On the one hand, this shift to the procedural brain is good news, because we can be thinking about the bigger picture (such as the actions of other drivers on the highway, or the strategy being used by our tennis opponent). On the other hand, this shift can lead to deeply-engrained habits that are hard to break and are not easily modified as conditions in our world change. As coaches, we might too often rely on our habitual patterns of interaction with clients, rather than thinking more slowly, engaging the “hard” process of strategizing as a coach, and retreating to the books, attending a relevant coaching seminar, or even seeking out supervision.

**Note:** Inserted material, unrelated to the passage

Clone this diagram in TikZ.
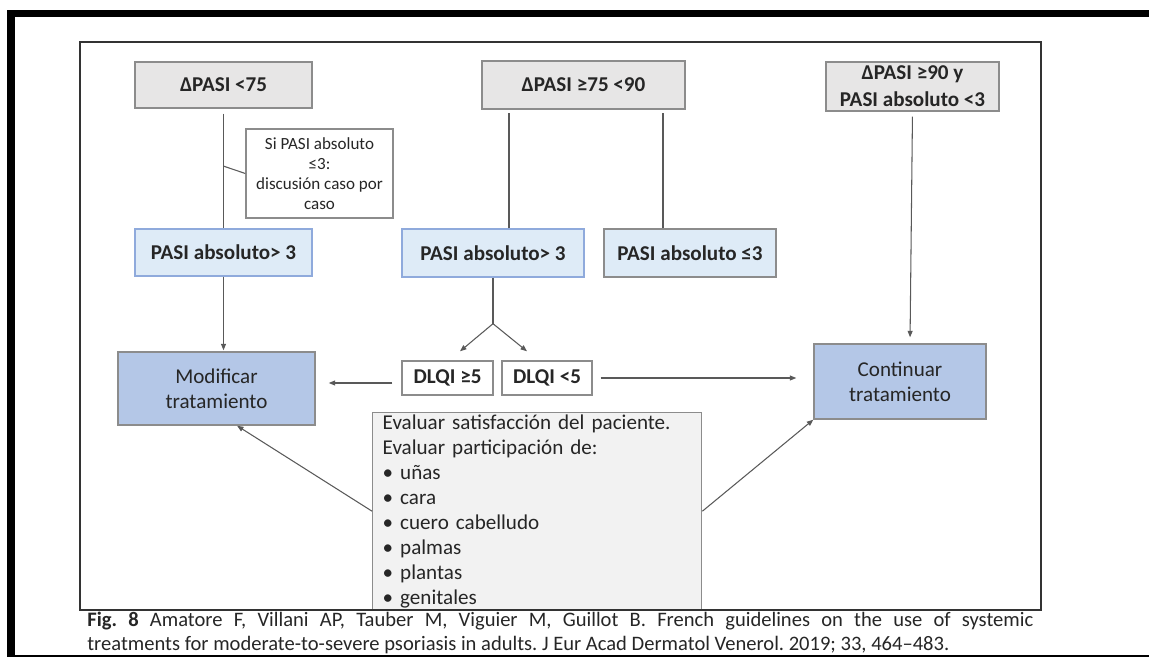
\documentclass[tikz,border=0pt]{standalone}
\usepackage{fontspec}
\setmainfont{Carlito}
\usetikzlibrary{positioning,calc,arrows.meta}
\definecolor{boxgray}{HTML}{E7E6E6}
\definecolor{edgegray}{HTML}{8C8C8C}
\definecolor{lightblue}{HTML}{DEEBF7}
\definecolor{midblue}{HTML}{B4C7E7}
\definecolor{blueedge}{HTML}{8FAADC}
\definecolor{evalgray}{HTML}{F2F2F2}
\definecolor{linegray}{HTML}{595959}
\definecolor{textgray}{HTML}{262626}
\definecolor{framegray}{HTML}{333333}
\frenchspacing

\begin{document}
\begin{tikzpicture}[>={Triangle[length=0.13cm,width=0.1cm]},
  boldtext/.style={font=\fontsize{12}{15.4}\selectfont\bfseries, text=textgray},
  gbox/.style={draw=edgegray, fill=boxgray, line width=0.8pt, inner sep=1pt, align=center, boldtext},
  pbox/.style={draw=blueedge, fill=lightblue, line width=0.8pt, inner sep=1pt, align=center, boldtext},
  tbox/.style={draw=edgegray, fill=midblue, line width=0.8pt, inner sep=1pt, align=center, font=\fontsize{12}{14.2}\selectfont, text=textgray},
  wbox/.style={draw=edgegray, fill=white, line width=0.8pt, inner sep=1pt, align=center},
  link/.style={draw=linegray, line width=0.6pt},
  arrow/.style={link, ->}]
\useasboundingbox (0,0) rectangle (22.98,-13.14);

% ----------------- First row -----------------
\node (dpasi1) [gbox, minimum width=3.54cm, minimum height=0.92cm] at (4.47,-1.70) {ΔPASI <75};
\node (dpasi2) [gbox, minimum width=4.06cm, minimum height=0.96cm] at (11.67,-1.70) {ΔPASI ≥75 <90};
\node (dpasi3) [gbox, minimum width=3.46cm, minimum height=0.98cm] at (18.25,-1.73) {ΔPASI ≥90 y\\PASI absoluto <3};

\node (note) [wbox, minimum width=2.94cm, minimum height=1.78cm, font=\fontsize{9.7}{11.4}\selectfont, text=textgray] at (6.39,-3.47) {Si PASI absoluto\\≤3:\\discusión caso por\\caso};

% ----------------- Second row -----------------
\node (pasi1) [pbox, minimum width=3.54cm, minimum height=0.94cm] at (4.47,-5.05) {PASI absoluto> 3};
\node (pasi2) [pbox, minimum width=3.64cm, minimum height=0.96cm] at (9.86,-5.06) {PASI absoluto> 3};
\node (pasi3) [pbox, draw=edgegray, minimum width=3.44cm, minimum height=0.96cm] at (13.80,-5.06) {PASI absoluto ≤3};

% ----------------- row 3 -----------------
\node (modif) [tbox, minimum width=3.94cm, minimum height=1.46cm] at (4.33,-7.77) {Modificar\\tratamiento};
\node (cont) [tbox, minimum width=3.44cm, minimum height=1.50cm] at (18.00,-7.63) {Continuar\\tratamiento};
\node (dlqi1) [wbox, boldtext, minimum width=1.82cm, minimum height=0.68cm] at (8.95,-7.56) {DLQI ≥5};
\node (dlqi2) [wbox, boldtext, minimum width=1.80cm, minimum height=0.68cm] at (10.94,-7.56) {DLQI <5};

\node (eval) [draw=edgegray, fill=evalgray, line width=0.8pt, anchor=north west, inner xsep=0.2cm, inner ysep=0.04cm, text width=6.18cm, align=left, font=\fontsize{12}{14.2}\selectfont, text=textgray] at (7.44,-8.24) {Evaluar satisfacción del paciente.\\Evaluar participación de:\\• uñas\\• cara\\• cuero cabelludo\\• palmas\\• plantas\\• genitales};

% ----------------- Lines -----------------
\draw[link, shorten <=0.1cm] (dpasi1.south) -- (pasi1.north);
\draw[link] (note.west) -- ($(dpasi1.south)!0.48!(pasi1.north)$);
\draw[link, shorten >=0.06cm] ([xshift=0.32cm]pasi2.north) -- ([xshift=0.32cm]pasi2.north |- dpasi2.south);
\draw[link, shorten >=0.06cm] ([xshift=-0.54cm]pasi3.north) -- ([xshift=-0.54cm]pasi3.north |- dpasi2.south);

% ----------------- Arrows -----------------
\draw[arrow, shorten <=0.1cm, shorten >=0.12cm] (dpasi3.south) -- ([xshift=0.2cm]cont.north);
\draw[arrow, shorten >=0.02cm] (pasi1.south) -- (pasi1.south |- modif.north);

\coordinate (fork) at ($(pasi2.south)+(0,-0.92)$);
\draw[link] (pasi2.south) -- (fork);
\draw[arrow] (fork) -- ([xshift=0.25cm,yshift=0.18cm]dlqi1.north);
\draw[arrow] (fork) -- ([xshift=-0.40cm,yshift=0.18cm]dlqi2.north);

\draw[arrow, shorten <=0.18cm, shorten >=0.26cm] ([yshift=-0.1cm]dlqi1.west) -- ([yshift=-0.1cm]dlqi1.west -| modif.east);
\draw[arrow, shorten <=0.16cm, shorten >=0.34cm] (dlqi2.east) -- (dlqi2.east -| cont.west);

\draw[arrow] (eval.west) -- ([xshift=0.41cm]modif.south);
\draw[arrow] (eval.east) -- (cont.south west);

% ----------------- Frame and caption -----------------
\draw[line width=1.2pt, draw=framegray] (1.60,-0.84) rectangle (20.82,-12.20);
\fill (0.14,-0.20) rectangle (22.98,-0.34);
\fill (0.14,-0.20) rectangle (0.30,-13.14);
\draw[line width=0.6pt] (0.14,-13.12) -- (22.98,-13.12);

\node (caption) [anchor=base west, text width=18.92cm, align=justify, inner sep=0pt, font=\fontsize{11.7}{14.2}\selectfont, text=textgray] at (1.74,-12.52) {\textbf{Fig. 8} Amatore F, Villani AP, Tauber M, Viguier M, Guillot B. French guidelines on the use of systemic\linebreak treatments for moderate-to-severe psoriasis in adults. J Eur Acad Dermatol Venerol. 2019; 33, 464–483.};

\end{tikzpicture}
\end{document}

The Bridge: Collaborative Coaching Inquiry

What about the intermediate influence that occurs through out interaction with colleagues? Is it valuable to blend the “hard” and “soft” learning that occurs when we turn to peers for dialogue and shared insight? We concluded our first article by addressing a theme that Francine Campone noted in her request for participation in the first Survey: the field of coaching should build a culture of research and evidence. I added a further recommendation to this proposal in the second report: “this culture should move coaching beyond isolation and autonomy. It should move the field to a culture of collaboration, in which thoughtful dialogue occurs as a blending of soft and hard learning. This collaborative dialogue should be founded in Kahneman’s slow thinking. It should be accompanied by evidence-based information, reflective practice and a desire to advance the inter-discipline of professional coaching through critical inquiry.” Results from this third report seem to reinforce both themes.